Ankara merkezli “torba” bir operasyonla Diyarbakır’da gözaltına alınarak Ankara’ya getirildik. Birçok kentte baskınlar düzenlenmiş, iş insanlarından siyasetçilere, cezaevinden yeni çıkmış isimlere kadar birçok kişi gözaltına alınmıştı. Gözaltına alınma ve Ankara’ya getirilme şeklimize dair görüntülerle bir seçim şovu yapıldığı ortadaydı. Daha bir gece öncesinde Diyarbakır Adliyesi’nde gazetecilerin özgürlüğünü talep etmiştik. Diyarbakır ve Ankara operasyonların birer seçim operasyonu olduğu yapılan açıklamalardan ve gözaltı listelerinden de belliydi. Amaç bir bütünen muhalefeti, Kürtleri susturmak ve diğer kesimlere de gözdağı vermekti. Bunu çok iyi biliyoruz ve onların tüm çabalarına rağmen susmaya ve korkmaya hiç niyetimiz yok.
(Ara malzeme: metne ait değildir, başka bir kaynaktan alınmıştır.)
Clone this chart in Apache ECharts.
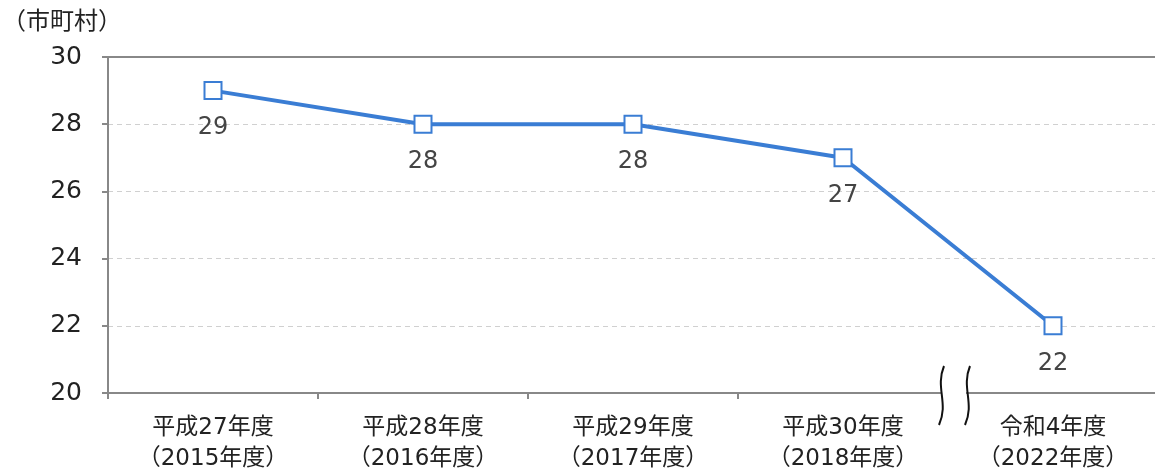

Yaklaşık 15 yıldır gazetecilik yapıyorum, 2019’un Kasım ayından bu yana da basın ve ifade özgürlüğü alanında mücadeleyi büyütmek için Dicle Fırat Gazeteciler Derneği’nde (DFG) yer alıyorum. Derneğin eşbaşkanı olarak ilk günden bu yana hem yapılan raporlama çalışmalarında hem de eylemlerde yer alarak bu mücadeleye omuz veriyorum.
Şimdi bu kıskacın bir devamı olarak yapılan operasyonda tutuklandım. Bu durum da mücadelemizin ne kadar haklı olduğunu ortaya koydu. Bir haftada 7 Kürt gazetecinin tutuklandığı bir ortamda seçime gidiliyor. Bunun ne kadar antidemokratik ve hukuksuz olduğunu anlatmaya gerek bile duymuyorum.
Sadece bizim tutuklanmamıza karşı değil basın ve ifade özgürlüğünün sağlanabileceği koşulların yaratılabilmesi için herkesi mücadeleyi büyütmeye çağırıyorum.
Tüm engelleme ve tutuklamalara rağmen Apê Musa’nın öğrencileri olarak susmayacağız. Yaşasın Özgür Basın.